**Instruction**
Reproduce all the lines exactly as they stand, apart from the pictures.
== Collected data
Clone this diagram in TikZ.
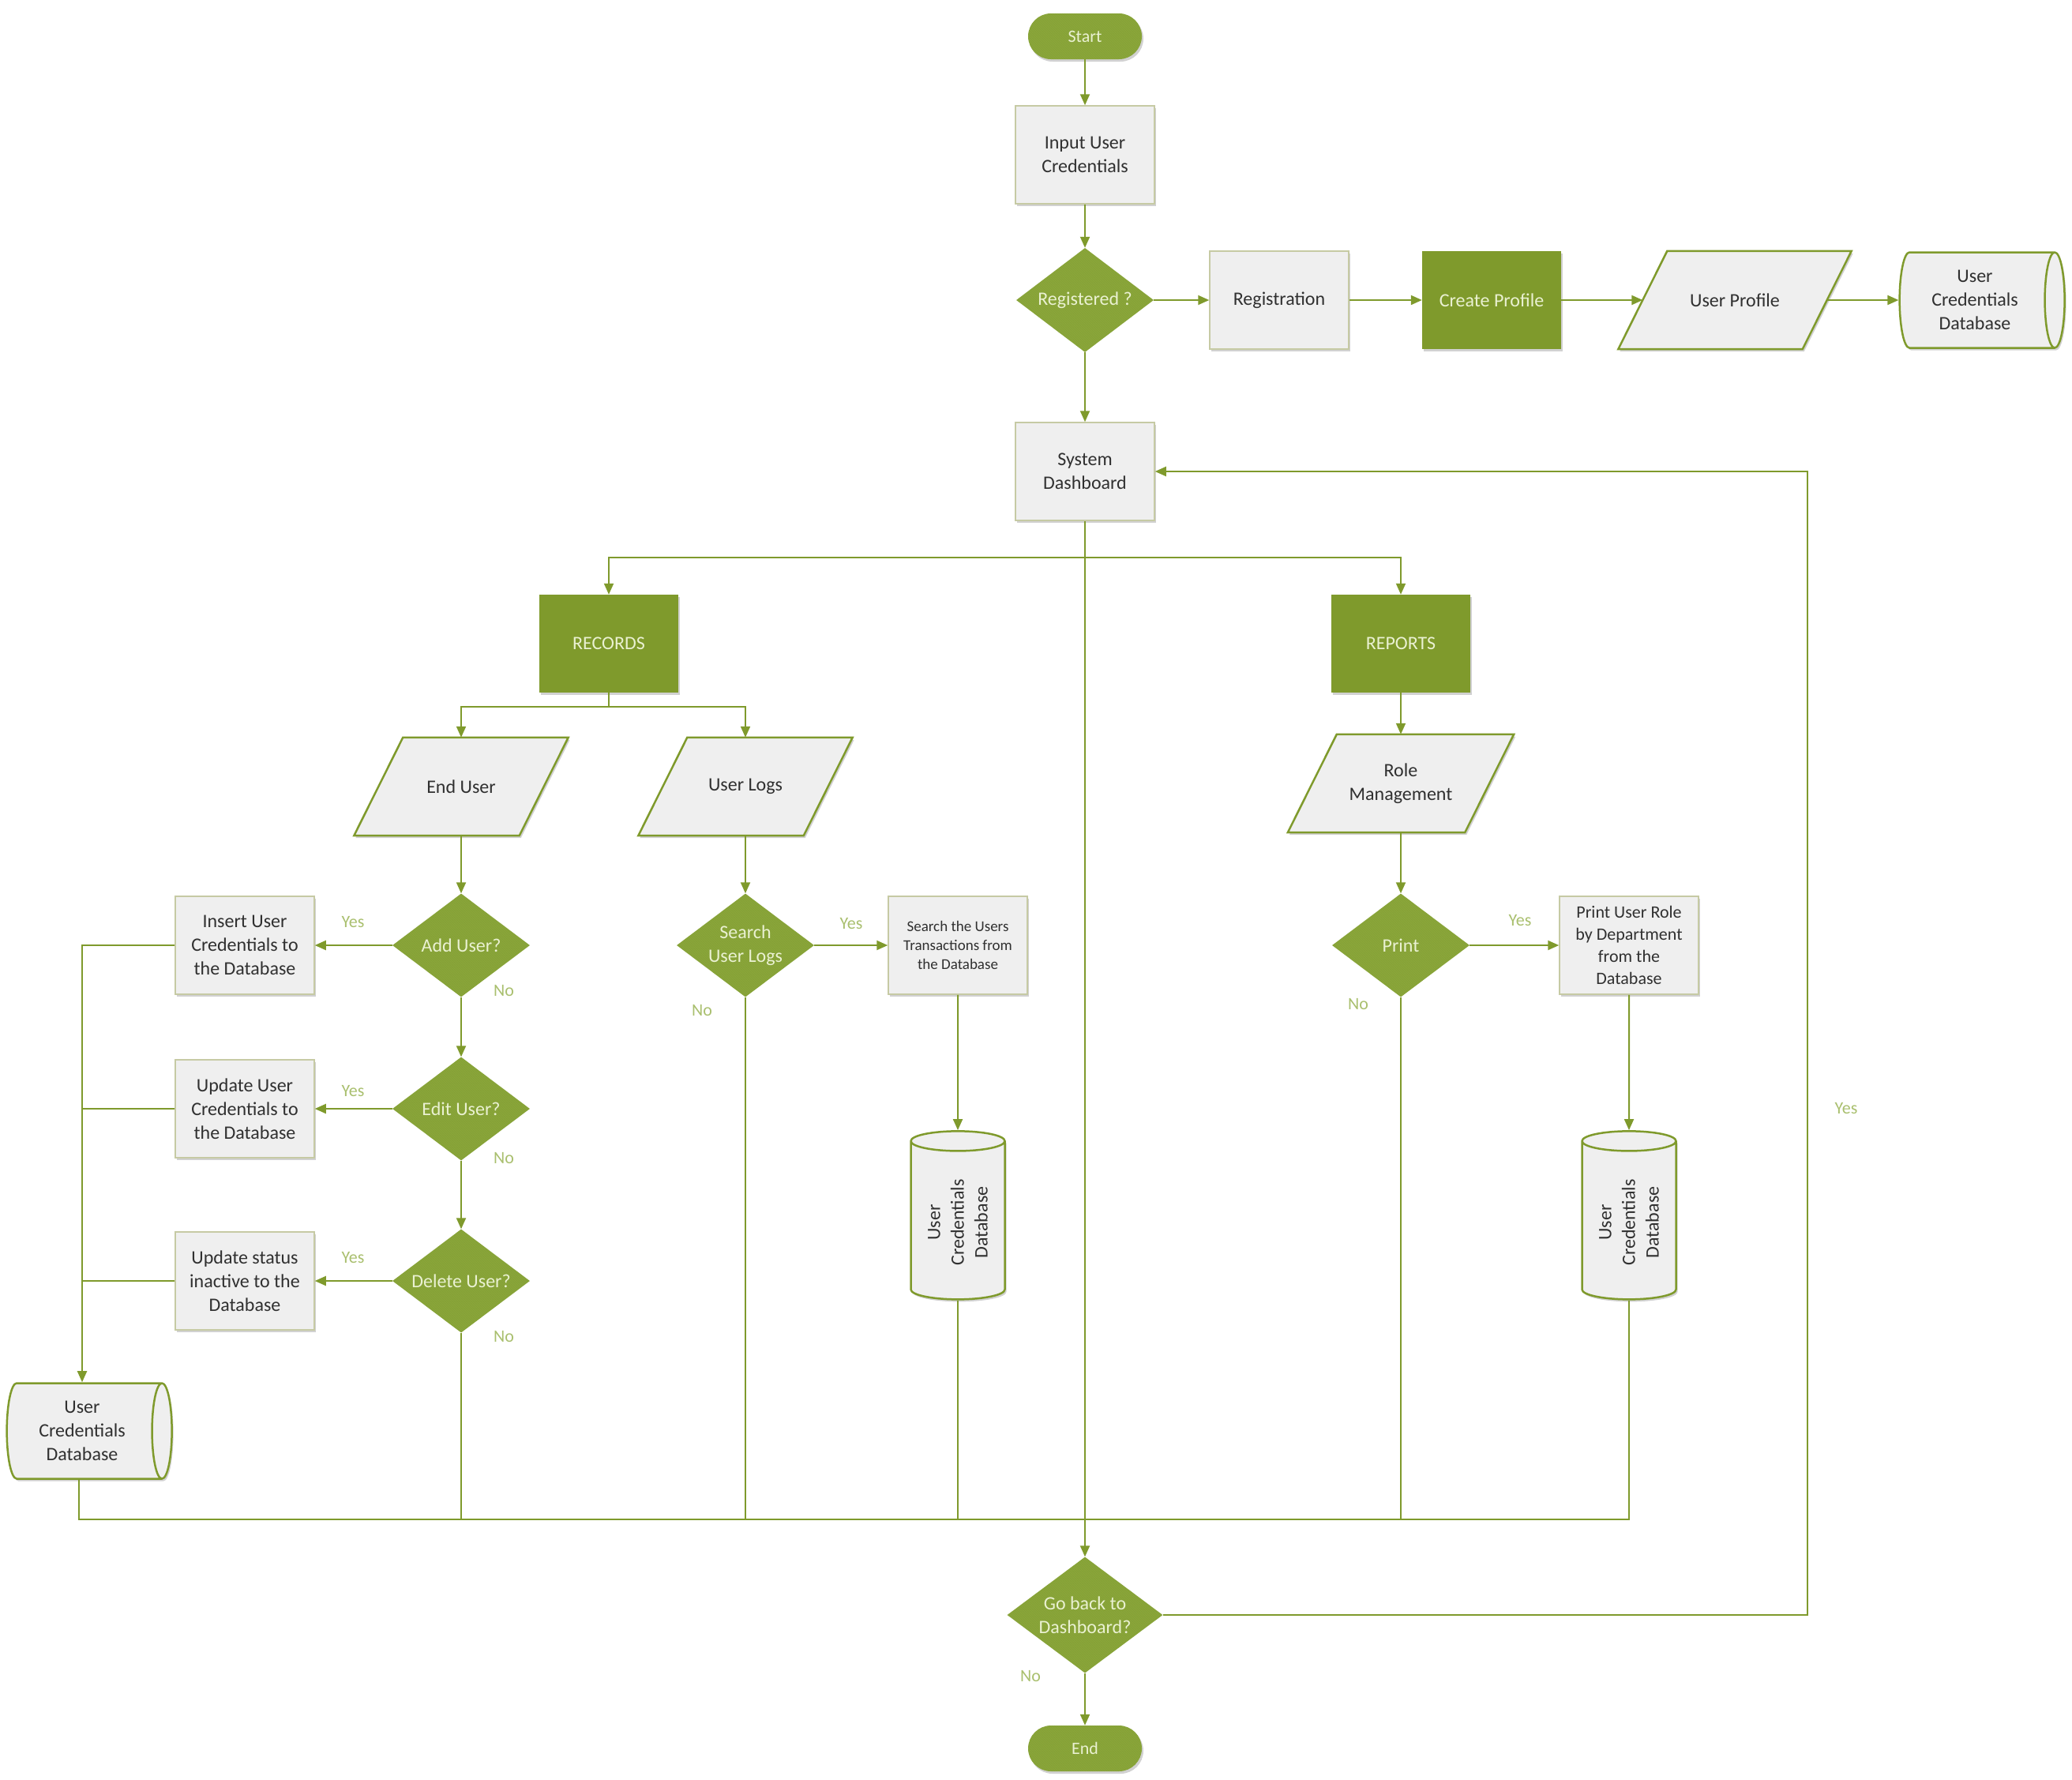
\documentclass[tikz,border=0pt]{standalone}
\usepackage{fontspec}
\setmainfont{Carlito}
\usetikzlibrary{shapes.geometric,arrows.meta,shadows,calc,patterns}

\definecolor{olive}{HTML}{7F9A2C}
\definecolor{diamondfill}{HTML}{8AA63A}
\definecolor{boxfill}{HTML}{EFEFEF}
\definecolor{boxline}{HTML}{C6CAA4}
\definecolor{paletext}{HTML}{EAF1D2}
\definecolor{lbltext}{HTML}{A9BF6E}
\definecolor{darktext}{HTML}{303030}

\pgfdeclarelayer{background}
\pgfsetlayers{background,main}

\tikzset{
  base/.style={font=\fontsize{24}{30}\selectfont, align=center, inner sep=4pt},
  softshadow/.style={drop shadow={shadow xshift=2pt, shadow yshift=-3pt, opacity=.18, fill=black}},
  hatch/.style={postaction={pattern=north west lines, pattern color=olive!70!black, opacity=.12}},
  procbox/.style={base, rectangle, fill=boxfill, draw=boxline, line width=1.5pt,
    minimum width=176pt, minimum height=124pt, text=darktext, softshadow},
  greenbox/.style={base, rectangle, fill=olive, text=paletext,
    minimum width=176pt, minimum height=124pt, softshadow},
  term/.style={base, rectangle, rounded corners=29pt, fill=diamondfill, text=paletext,
    minimum width=144pt, minimum height=58pt, font=\fontsize{22}{26}\selectfont, softshadow, hatch},
  decision/.style={base, diamond, aspect=1.33, fill=diamondfill, text=paletext,
    minimum width=174pt, minimum height=131pt, inner sep=0pt, hatch},
  % text holder of a slanted data box; the outline is drawn by \ioshape
  io/.style={base, rectangle, minimum height=124pt, text=darktext},
  ioline/.style={fill=boxfill, draw=olive, line width=2.5pt, softshadow},
  dbh/.style={base, cylinder, aspect=0.3, minimum height=209pt, minimum width=121pt,
    draw=olive, line width=2.5pt, fill=boxfill, text=darktext, softshadow},
  dbv/.style={dbh, rotate=90, minimum height=213pt, minimum width=119pt},
  line/.style={draw=olive, line width=2pt},
  arr/.style={line, -{Triangle[length=14pt,width=12pt]}},
  lbl/.style={font=\fontsize{22}{26}\selectfont, text=lbltext, inner sep=0pt},
}

% slanted outline behind a data node: #1 node name, #2 half of the slant offset
\newcommand{\ioshape}[2]{%
  \begin{pgfonlayer}{background}
    \path[ioline] ([xshift=#2]#1.north west) -- ([xshift=#2]#1.north east)
      -- ([xshift=-#2]#1.south east) -- ([xshift=-#2]#1.south west) -- cycle;
  \end{pgfonlayer}}

\begin{document}
\begin{tikzpicture}[x=1pt,y=-1pt]
\useasboundingbox (0,0) rectangle (2624,2254);

% ---- login and registration ----
\node[term] (start) at (1374,46) {Start};
\node[procbox] (input) at (1374,196) {Input User\\Credentials};
\node[decision, minimum width=174pt, minimum height=132pt] (reg) at (1374,380) {Registered ?};
\node[procbox] (registration) at (1620,380) {Registration};
\node[greenbox] (create) at (1889,380) {Create Profile};
\node[io, minimum width=233pt] (uprof) at (2197,380) {User Profile};
\ioshape{uprof}{31pt}
\node[dbh] (db1) at (2501,380) {User\\Credentials\\Database};
\node[procbox] (dash) at (1374,597) {System\\Dashboard};

% ---- modules ----
\node[greenbox] (records) at (771,815) {RECORDS};
\node[greenbox] (reports) at (1774,815) {REPORTS};
\node[io, minimum width=209pt] (enduser) at (584,996) {End User};
\ioshape{enduser}{31pt}
\node[io, minimum width=209pt] (userlogs) at (944,996) {User Logs};
\ioshape{userlogs}{31pt}
\node[io, minimum width=224pt] (role) at (1774,992) {Role\\Management};
\ioshape{role}{31pt}

% ---- end user branch ----
\node[decision] (adduser) at (584,1197) {Add User?};
\node[procbox] (insert) at (310,1197) {Insert User\\Credentials to\\the Database};
\node[decision] (edituser) at (584,1404) {Edit User?};
\node[procbox] (update1) at (310,1404) {Update User\\Credentials to\\the Database};
\node[decision] (deluser) at (584,1622) {Delete User?};
\node[procbox] (update2) at (310,1622) {Update status\\inactive to the\\Database};
\node[dbh] (dbl) at (104,1812) {User\\Credentials\\Database};

% ---- user logs branch ----
\node[decision] (search) at (944,1197) {Search\\User Logs};
\node[procbox, font=\fontsize{19}{24}\selectfont] (searchbox) at (1213,1197) {Search the Users\\Transactions from\\the Database};
\node[dbv] (mdb) at (1213,1548) {User\\Credentials\\Database};

% ---- reports branch ----
\node[decision] (print) at (1774,1197) {Print};
\node[procbox, font=\fontsize{22}{28}\selectfont] (printbox) at (2063,1197) {Print User Role\\by Department\\from the\\Database};
\node[dbv] (rdb) at (2063,1548) {User\\Credentials\\Database};

% ---- exit ----
\node[decision, minimum width=197pt, minimum height=147pt, aspect=1.34] (goback) at (1374,2045) {Go back to\\Dashboard?};
\node[term] (endn) at (1374,2214) {End};

% ---- junction points ----
\coordinate (split) at (1374,706);
\coordinate (merge) at (1374,1924);
\coordinate (loop) at (2289,2045);
\coordinate (lbus) at (dbl.north);

% ---- connectors ----
\draw[arr] (start) -- (input);
\draw[arr] (input) -- (reg);
\draw[arr] (reg) -- (registration);
\draw[arr] (registration) -- (create);
\draw[arr] (create) -- (uprof);
\draw[arr] (uprof) -- (db1);
\draw[arr] (reg) -- (dash);

\draw[arr] (dash) -- (goback);
\draw[arr] (split) -| (records);
\draw[arr] (split) -| (reports);

\draw[arr] (records.south) -- ++(0,18) -| (enduser.north);
\draw[arr] (records.south) -- ++(0,18) -| (userlogs.north);
\draw[arr] (reports) -- (role);

\draw[arr] (enduser) -- (adduser);
\draw[arr] (adduser) -- (insert);
\draw[arr] (adduser) -- (edituser);
\draw[arr] (edituser) -- (update1);
\draw[arr] (edituser) -- (deluser);
\draw[arr] (deluser) -- (update2);
\draw[arr] (insert.west) -| (lbus);
\draw[line] (update1.west) -- (update1.west -| lbus);
\draw[line] (update2.west) -- (update2.west -| lbus);

\draw[arr] (userlogs) -- (search);
\draw[arr] (search) -- (searchbox);
\draw[arr] (searchbox) -- (mdb);

\draw[arr] (role) -- (print);
\draw[arr] (print) -- (printbox);
\draw[arr] (printbox) -- (rdb);

% collecting line towards the exit decision
\draw[line] ([xshift=-4pt]dbl.south) |- (rdb.west |- merge) -- (rdb.west);
\draw[line] (deluser.south) -- (deluser.south |- merge);
\draw[line] (search.south) -- (search.south |- merge);
\draw[line] (mdb.west) -- (mdb.west |- merge);
\draw[line] (print.south) -- (print.south |- merge);

\draw[arr] (goback) -- (endn);
\draw[arr] (goback.east) -- (loop) |- (dash.east);

% ---- branch labels ----
\node[lbl] (yes1) at (447,1168) {Yes};
\node[lbl] (no1) at (638,1255) {No};
\node[lbl] (yes2) at (447,1382) {Yes};
\node[lbl] (no2) at (638,1466) {No};
\node[lbl] (yes3) at (447,1593) {Yes};
\node[lbl] (no3) at (638,1692) {No};
\node[lbl] (yes4) at (1078,1170) {Yes};
\node[lbl] (no4) at (889,1280) {No};
\node[lbl] (yes5) at (1925,1166) {Yes};
\node[lbl] (no5) at (1720,1272) {No};
\node[lbl] (yes6) at (2338,1404) {Yes};
\node[lbl] (no6) at (1305,2122) {No};
\end{tikzpicture}
\end{document}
====
**Final answer**
Clone this diagram in TikZ.
\documentclass[tikz,border=0pt]{standalone}
\usepackage{fontspec}
\setmainfont{Carlito}
\usetikzlibrary{shapes.geometric,arrows.meta,shadows,calc,patterns}

\definecolor{olive}{HTML}{7F9A2C}
\definecolor{diamondfill}{HTML}{8AA63A}
\definecolor{boxfill}{HTML}{EFEFEF}
\definecolor{boxline}{HTML}{C6CAA4}
\definecolor{paletext}{HTML}{EAF1D2}
\definecolor{lbltext}{HTML}{A9BF6E}
\definecolor{darktext}{HTML}{303030}

\pgfdeclarelayer{background}
\pgfsetlayers{background,main}

\tikzset{
  base/.style={font=\fontsize{24}{30}\selectfont, align=center, inner sep=4pt},
  softshadow/.style={drop shadow={shadow xshift=2pt, shadow yshift=-3pt, opacity=.18, fill=black}},
  hatch/.style={postaction={pattern=north west lines, pattern color=olive!70!black, opacity=.12}},
  procbox/.style={base, rectangle, fill=boxfill, draw=boxline, line width=1.5pt,
    minimum width=176pt, minimum height=124pt, text=darktext, softshadow},
  greenbox/.style={base, rectangle, fill=olive, text=paletext,
    minimum width=176pt, minimum height=124pt, softshadow},
  term/.style={base, rectangle, rounded corners=29pt, fill=diamondfill, text=paletext,
    minimum width=144pt, minimum height=58pt, font=\fontsize{22}{26}\selectfont, softshadow, hatch},
  decision/.style={base, diamond, aspect=1.33, fill=diamondfill, text=paletext,
    minimum width=174pt, minimum height=131pt, inner sep=0pt, hatch},
  % text holder of a slanted data box; the outline is drawn by \ioshape
  io/.style={base, rectangle, minimum height=124pt, text=darktext},
  ioline/.style={fill=boxfill, draw=olive, line width=2.5pt, softshadow},
  dbh/.style={base, cylinder, aspect=0.3, minimum height=209pt, minimum width=121pt,
    draw=olive, line width=2.5pt, fill=boxfill, text=darktext, softshadow},
  dbv/.style={dbh, rotate=90, minimum height=213pt, minimum width=119pt},
  line/.style={draw=olive, line width=2pt},
  arr/.style={line, -{Triangle[length=14pt,width=12pt]}},
  lbl/.style={font=\fontsize{22}{26}\selectfont, text=lbltext, inner sep=0pt},
}

% slanted outline behind a data node: #1 node name, #2 half of the slant offset
\newcommand{\ioshape}[2]{%
  \begin{pgfonlayer}{background}
    \path[ioline] ([xshift=#2]#1.north west) -- ([xshift=#2]#1.north east)
      -- ([xshift=-#2]#1.south east) -- ([xshift=-#2]#1.south west) -- cycle;
  \end{pgfonlayer}}

\begin{document}
\begin{tikzpicture}[x=1pt,y=-1pt]
\useasboundingbox (0,0) rectangle (2624,2254);

% ---- login and registration ----
\node[term] (start) at (1374,46) {Start};
\node[procbox] (input) at (1374,196) {Input User\\Credentials};
\node[decision, minimum width=174pt, minimum height=132pt] (reg) at (1374,380) {Registered ?};
\node[procbox] (registration) at (1620,380) {Registration};
\node[greenbox] (create) at (1889,380) {Create Profile};
\node[io, minimum width=233pt] (uprof) at (2197,380) {User Profile};
\ioshape{uprof}{31pt}
\node[dbh] (db1) at (2501,380) {User\\Credentials\\Database};
\node[procbox] (dash) at (1374,597) {System\\Dashboard};

% ---- modules ----
\node[greenbox] (records) at (771,815) {RECORDS};
\node[greenbox] (reports) at (1774,815) {REPORTS};
\node[io, minimum width=209pt] (enduser) at (584,996) {End User};
\ioshape{enduser}{31pt}
\node[io, minimum width=209pt] (userlogs) at (944,996) {User Logs};
\ioshape{userlogs}{31pt}
\node[io, minimum width=224pt] (role) at (1774,992) {Role\\Management};
\ioshape{role}{31pt}

% ---- end user branch ----
\node[decision] (adduser) at (584,1197) {Add User?};
\node[procbox] (insert) at (310,1197) {Insert User\\Credentials to\\the Database};
\node[decision] (edituser) at (584,1404) {Edit User?};
\node[procbox] (update1) at (310,1404) {Update User\\Credentials to\\the Database};
\node[decision] (deluser) at (584,1622) {Delete User?};
\node[procbox] (update2) at (310,1622) {Update status\\inactive to the\\Database};
\node[dbh] (dbl) at (104,1812) {User\\Credentials\\Database};

% ---- user logs branch ----
\node[decision] (search) at (944,1197) {Search\\User Logs};
\node[procbox, font=\fontsize{19}{24}\selectfont] (searchbox) at (1213,1197) {Search the Users\\Transactions from\\the Database};
\node[dbv] (mdb) at (1213,1548) {User\\Credentials\\Database};

% ---- reports branch ----
\node[decision] (print) at (1774,1197) {Print};
\node[procbox, font=\fontsize{22}{28}\selectfont] (printbox) at (2063,1197) {Print User Role\\by Department\\from the\\Database};
\node[dbv] (rdb) at (2063,1548) {User\\Credentials\\Database};

% ---- exit ----
\node[decision, minimum width=197pt, minimum height=147pt, aspect=1.34] (goback) at (1374,2045) {Go back to\\Dashboard?};
\node[term] (endn) at (1374,2214) {End};

% ---- junction points ----
\coordinate (split) at (1374,706);
\coordinate (merge) at (1374,1924);
\coordinate (loop) at (2289,2045);
\coordinate (lbus) at (dbl.north);

% ---- connectors ----
\draw[arr] (start) -- (input);
\draw[arr] (input) -- (reg);
\draw[arr] (reg) -- (registration);
\draw[arr] (registration) -- (create);
\draw[arr] (create) -- (uprof);
\draw[arr] (uprof) -- (db1);
\draw[arr] (reg) -- (dash);

\draw[arr] (dash) -- (goback);
\draw[arr] (split) -| (records);
\draw[arr] (split) -| (reports);

\draw[arr] (records.south) -- ++(0,18) -| (enduser.north);
\draw[arr] (records.south) -- ++(0,18) -| (userlogs.north);
\draw[arr] (reports) -- (role);

\draw[arr] (enduser) -- (adduser);
\draw[arr] (adduser) -- (insert);
\draw[arr] (adduser) -- (edituser);
\draw[arr] (edituser) -- (update1);
\draw[arr] (edituser) -- (deluser);
\draw[arr] (deluser) -- (update2);
\draw[arr] (insert.west) -| (lbus);
\draw[line] (update1.west) -- (update1.west -| lbus);
\draw[line] (update2.west) -- (update2.west -| lbus);

\draw[arr] (userlogs) -- (search);
\draw[arr] (search) -- (searchbox);
\draw[arr] (searchbox) -- (mdb);

\draw[arr] (role) -- (print);
\draw[arr] (print) -- (printbox);
\draw[arr] (printbox) -- (rdb);

% collecting line towards the exit decision
\draw[line] ([xshift=-4pt]dbl.south) |- (rdb.west |- merge) -- (rdb.west);
\draw[line] (deluser.south) -- (deluser.south |- merge);
\draw[line] (search.south) -- (search.south |- merge);
\draw[line] (mdb.west) -- (mdb.west |- merge);
\draw[line] (print.south) -- (print.south |- merge);

\draw[arr] (goback) -- (endn);
\draw[arr] (goback.east) -- (loop) |- (dash.east);

% ---- branch labels ----
\node[lbl] (yes1) at (447,1168) {Yes};
\node[lbl] (no1) at (638,1255) {No};
\node[lbl] (yes2) at (447,1382) {Yes};
\node[lbl] (no2) at (638,1466) {No};
\node[lbl] (yes3) at (447,1593) {Yes};
\node[lbl] (no3) at (638,1692) {No};
\node[lbl] (yes4) at (1078,1170) {Yes};
\node[lbl] (no4) at (889,1280) {No};
\node[lbl] (yes5) at (1925,1166) {Yes};
\node[lbl] (no5) at (1720,1272) {No};
\node[lbl] (yes6) at (2338,1404) {Yes};
\node[lbl] (no6) at (1305,2122) {No};
\end{tikzpicture}
\end{document}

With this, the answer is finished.